YOUR TASK: Give an exact copy of every line, leaving images out.

>> start

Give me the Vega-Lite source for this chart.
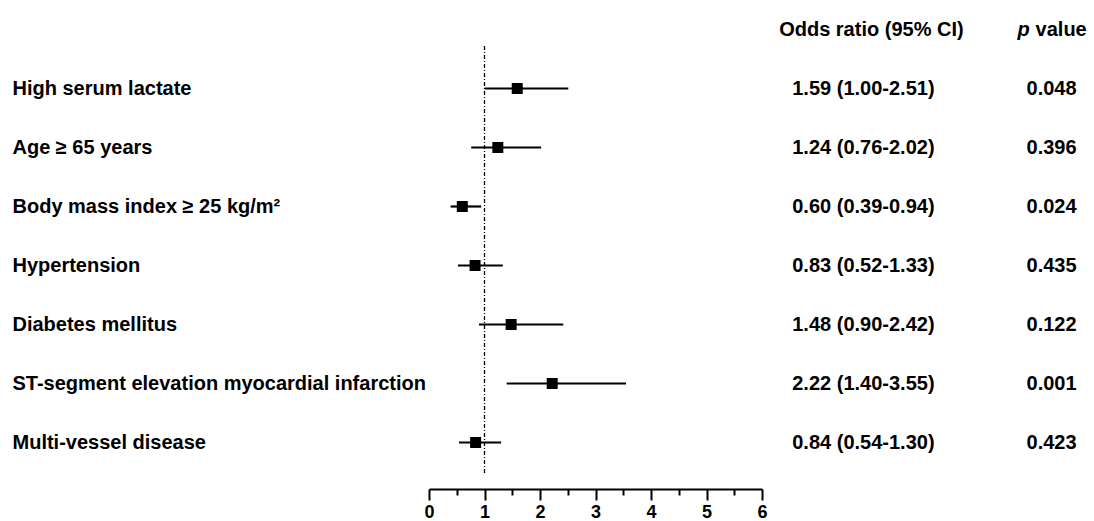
{
  "$schema": "https://vega.github.io/schema/vega-lite/v6.json",
  "background": "white",
  "padding": {"left": 12, "top": 0, "right": 0, "bottom": 0},
  "bounds": "flush",
  "spacing": 60,
  "data": {
    "values": [
      {"label": "High serum lactate", "or": 1.59, "lo": 1.00, "hi": 2.51, "ci": "1.59 (1.00-2.51)", "p": "0.048"},
      {"label": "Age ≥ 65 years", "or": 1.24, "lo": 0.76, "hi": 2.02, "ci": "1.24 (0.76-2.02)", "p": "0.396"},
      {"label": "Body mass index ≥ 25 kg/m²", "or": 0.60, "lo": 0.39, "hi": 0.94, "ci": "0.60 (0.39-0.94)", "p": "0.024"},
      {"label": "Hypertension", "or": 0.83, "lo": 0.52, "hi": 1.33, "ci": "0.83 (0.52-1.33)", "p": "0.435"},
      {"label": "Diabetes mellitus", "or": 1.48, "lo": 0.90, "hi": 2.42, "ci": "1.48 (0.90-2.42)", "p": "0.122"},
      {"label": "ST-segment elevation myocardial infarction", "or": 2.22, "lo": 1.40, "hi": 3.55, "ci": "2.22 (1.40-3.55)", "p": "0.001"},
      {"label": "Multi-vessel disease", "or": 0.84, "lo": 0.54, "hi": 1.30, "ci": "0.84 (0.54-1.30)", "p": "0.423"}
    ]
  },
  "config": {
    "view": {"stroke": null},
    "font": "Liberation Sans",
    "text": {"font": "Liberation Sans", "fontSize": 20, "fontWeight": "bold", "color": "black", "baseline": "middle"}
  },
  "hconcat": [
    {
      "width": 333,
      "height": 472,
      "encoding": {
        "y": {
          "field": "label",
          "type": "nominal",
          "title": null,
          "scale": {
            "type": "band",
            "paddingInner": 0,
            "paddingOuter": 0,
            "domain": ["header", "High serum lactate", "Age ≥ 65 years", "Body mass index ≥ 25 kg/m²", "Hypertension", "Diabetes mellitus", "ST-segment elevation myocardial infarction", "Multi-vessel disease"]
          },
          "axis": {
            "orient": "left",
            "labelAlign": "left",
            "labelBaseline": "middle",
            "labelPadding": 417,
            "ticks": false,
            "tickSize": 0,
            "domain": false,
            "grid": false,
            "labelLimit": 0,
            "labelFont": "Liberation Sans",
            "labelFontSize": 20,
            "labelFontWeight": "bold",
            "labelColor": "black",
            "labelExpr": "datum.value == 'header' ? '' : datum.value"
          }
        }
      },
      "resolve": {"axis": {"x": "independent"}},
      "layer": [
        {
          "data": {"values": [{}]},
          "mark": {"type": "rule", "strokeDash": [4, 2, 1, 2], "strokeWidth": 1.3, "color": "black"},
          "encoding": {
            "x": {
              "datum": 1,
              "type": "quantitative",
              "scale": {"domain": [0, 6], "nice": false, "zero": true},
              "axis": {
                "orient": "bottom",
                "values": [0.5, 1.5, 2.5, 3.5, 4.5, 5.5],
                "tickSize": 6,
                "tickWidth": 2,
                "tickColor": "black",
                "labels": false,
                "domain": false,
                "grid": false,
                "title": null,
                "offset": 17
              }
            },
            "y": {"datum": "header", "bandPosition": 0.78, "title": null},
            "y2": {"datum": "Multi-vessel disease", "bandPosition": 1.05}
          }
        },
        {
          "mark": {"type": "rule", "strokeWidth": 2.2, "color": "black"},
          "encoding": {
            "x": {
              "field": "lo",
              "type": "quantitative",
              "scale": {"domain": [0, 6], "nice": false, "zero": true},
              "axis": {
                "orient": "bottom",
                "values": [0, 1, 2, 3, 4, 5, 6],
                "format": "d",
                "tickSize": 11,
                "tickWidth": 2,
                "tickColor": "black",
                "domainWidth": 2,
                "domainColor": "black",
                "grid": false,
                "title": null,
                "offset": 17,
                "labelFlush": false,
                "labelFont": "Liberation Sans",
                "labelFontSize": 18,
                "labelFontWeight": "bold",
                "labelColor": "black",
                "labelPadding": 3
              }
            },
            "x2": {"field": "hi"}
          }
        },
        {
          "mark": {"type": "point", "shape": "square", "filled": true, "size": 121, "color": "black", "opacity": 1},
          "encoding": {
            "x": {"field": "or", "type": "quantitative", "axis": null}
          }
        }
      ]
    },
    {
      "width": 271,
      "height": 472,
      "encoding": {
        "y": {
          "field": "label",
          "type": "nominal",
          "axis": null,
          "scale": {
            "type": "band",
            "paddingInner": 0,
            "paddingOuter": 0,
            "domain": ["header", "High serum lactate", "Age ≥ 65 years", "Body mass index ≥ 25 kg/m²", "Hypertension", "Diabetes mellitus", "ST-segment elevation myocardial infarction", "Multi-vessel disease"]
          }
        }
      },
      "layer": [
        {
          "mark": {"type": "text"},
          "encoding": {
            "x": {"datum": "or", "type": "nominal", "axis": null, "scale": {"type": "point", "domain": ["or", "p"], "padding": 0.22}},
            "text": {"field": "ci"}
          }
        },
        {
          "mark": {"type": "text"},
          "encoding": {
            "x": {"datum": "p", "type": "nominal"},
            "text": {"field": "p"}
          }
        },
        {
          "data": {"values": [{}]},
          "mark": {"type": "text", "text": "Odds ratio (95% CI)", "dx": 8},
          "encoding": {
            "x": {"datum": "or", "type": "nominal"},
            "y": {"datum": "header"}
          }
        },
        {
          "data": {"values": [{}]},
          "mark": {"type": "text", "text": "p", "fontStyle": "italic", "align": "right", "dx": -22},
          "encoding": {
            "x": {"datum": "p", "type": "nominal"},
            "y": {"datum": "header"}
          }
        },
        {
          "data": {"values": [{}]},
          "mark": {"type": "text", "text": "value", "align": "left", "dx": -16},
          "encoding": {
            "x": {"datum": "p", "type": "nominal"},
            "y": {"datum": "header"}
          }
        }
      ]
    }
  ]
}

>> end

TASK OUTPUT:
Give me the Vega-Lite source for this chart.
{
  "$schema": "https://vega.github.io/schema/vega-lite/v6.json",
  "background": "white",
  "padding": {"left": 12, "top": 0, "right": 0, "bottom": 0},
  "bounds": "flush",
  "spacing": 60,
  "data": {
    "values": [
      {"label": "High serum lactate", "or": 1.59, "lo": 1.00, "hi": 2.51, "ci": "1.59 (1.00-2.51)", "p": "0.048"},
      {"label": "Age ≥ 65 years", "or": 1.24, "lo": 0.76, "hi": 2.02, "ci": "1.24 (0.76-2.02)", "p": "0.396"},
      {"label": "Body mass index ≥ 25 kg/m²", "or": 0.60, "lo": 0.39, "hi": 0.94, "ci": "0.60 (0.39-0.94)", "p": "0.024"},
      {"label": "Hypertension", "or": 0.83, "lo": 0.52, "hi": 1.33, "ci": "0.83 (0.52-1.33)", "p": "0.435"},
      {"label": "Diabetes mellitus", "or": 1.48, "lo": 0.90, "hi": 2.42, "ci": "1.48 (0.90-2.42)", "p": "0.122"},
      {"label": "ST-segment elevation myocardial infarction", "or": 2.22, "lo": 1.40, "hi": 3.55, "ci": "2.22 (1.40-3.55)", "p": "0.001"},
      {"label": "Multi-vessel disease", "or": 0.84, "lo": 0.54, "hi": 1.30, "ci": "0.84 (0.54-1.30)", "p": "0.423"}
    ]
  },
  "config": {
    "view": {"stroke": null},
    "font": "Liberation Sans",
    "text": {"font": "Liberation Sans", "fontSize": 20, "fontWeight": "bold", "color": "black", "baseline": "middle"}
  },
  "hconcat": [
    {
      "width": 333,
      "height": 472,
      "encoding": {
        "y": {
          "field": "label",
          "type": "nominal",
          "title": null,
          "scale": {
            "type": "band",
            "paddingInner": 0,
            "paddingOuter": 0,
            "domain": ["header", "High serum lactate", "Age ≥ 65 years", "Body mass index ≥ 25 kg/m²", "Hypertension", "Diabetes mellitus", "ST-segment elevation myocardial infarction", "Multi-vessel disease"]
          },
          "axis": {
            "orient": "left",
            "labelAlign": "left",
            "labelBaseline": "middle",
            "labelPadding": 417,
            "ticks": false,
            "tickSize": 0,
            "domain": false,
            "grid": false,
            "labelLimit": 0,
            "labelFont": "Liberation Sans",
            "labelFontSize": 20,
            "labelFontWeight": "bold",
            "labelColor": "black",
            "labelExpr": "datum.value == 'header' ? '' : datum.value"
          }
        }
      },
      "resolve": {"axis": {"x": "independent"}},
      "layer": [
        {
          "data": {"values": [{}]},
          "mark": {"type": "rule", "strokeDash": [4, 2, 1, 2], "strokeWidth": 1.3, "color": "black"},
          "encoding": {
            "x": {
              "datum": 1,
              "type": "quantitative",
              "scale": {"domain": [0, 6], "nice": false, "zero": true},
              "axis": {
                "orient": "bottom",
                "values": [0.5, 1.5, 2.5, 3.5, 4.5, 5.5],
                "tickSize": 6,
                "tickWidth": 2,
                "tickColor": "black",
                "labels": false,
                "domain": false,
                "grid": false,
                "title": null,
                "offset": 17
              }
            },
            "y": {"datum": "header", "bandPosition": 0.78, "title": null},
            "y2": {"datum": "Multi-vessel disease", "bandPosition": 1.05}
          }
        },
        {
          "mark": {"type": "rule", "strokeWidth": 2.2, "color": "black"},
          "encoding": {
            "x": {
              "field": "lo",
              "type": "quantitative",
              "scale": {"domain": [0, 6], "nice": false, "zero": true},
              "axis": {
                "orient": "bottom",
                "values": [0, 1, 2, 3, 4, 5, 6],
                "format": "d",
                "tickSize": 11,
                "tickWidth": 2,
                "tickColor": "black",
                "domainWidth": 2,
                "domainColor": "black",
                "grid": false,
                "title": null,
                "offset": 17,
                "labelFlush": false,
                "labelFont": "Liberation Sans",
                "labelFontSize": 18,
                "labelFontWeight": "bold",
                "labelColor": "black",
                "labelPadding": 3
              }
            },
            "x2": {"field": "hi"}
          }
        },
        {
          "mark": {"type": "point", "shape": "square", "filled": true, "size": 121, "color": "black", "opacity": 1},
          "encoding": {
            "x": {"field": "or", "type": "quantitative", "axis": null}
          }
        }
      ]
    },
    {
      "width": 271,
      "height": 472,
      "encoding": {
        "y": {
          "field": "label",
          "type": "nominal",
          "axis": null,
          "scale": {
            "type": "band",
            "paddingInner": 0,
            "paddingOuter": 0,
            "domain": ["header", "High serum lactate", "Age ≥ 65 years", "Body mass index ≥ 25 kg/m²", "Hypertension", "Diabetes mellitus", "ST-segment elevation myocardial infarction", "Multi-vessel disease"]
          }
        }
      },
      "layer": [
        {
          "mark": {"type": "text"},
          "encoding": {
            "x": {"datum": "or", "type": "nominal", "axis": null, "scale": {"type": "point", "domain": ["or", "p"], "padding": 0.22}},
            "text": {"field": "ci"}
          }
        },
        {
          "mark": {"type": "text"},
          "encoding": {
            "x": {"datum": "p", "type": "nominal"},
            "text": {"field": "p"}
          }
        },
        {
          "data": {"values": [{}]},
          "mark": {"type": "text", "text": "Odds ratio (95% CI)", "dx": 8},
          "encoding": {
            "x": {"datum": "or", "type": "nominal"},
            "y": {"datum": "header"}
          }
        },
        {
          "data": {"values": [{}]},
          "mark": {"type": "text", "text": "p", "fontStyle": "italic", "align": "right", "dx": -22},
          "encoding": {
            "x": {"datum": "p", "type": "nominal"},
            "y": {"datum": "header"}
          }
        },
        {
          "data": {"values": [{}]},
          "mark": {"type": "text", "text": "value", "align": "left", "dx": -16},
          "encoding": {
            "x": {"datum": "p", "type": "nominal"},
            "y": {"datum": "header"}
          }
        }
      ]
    }
  ]
}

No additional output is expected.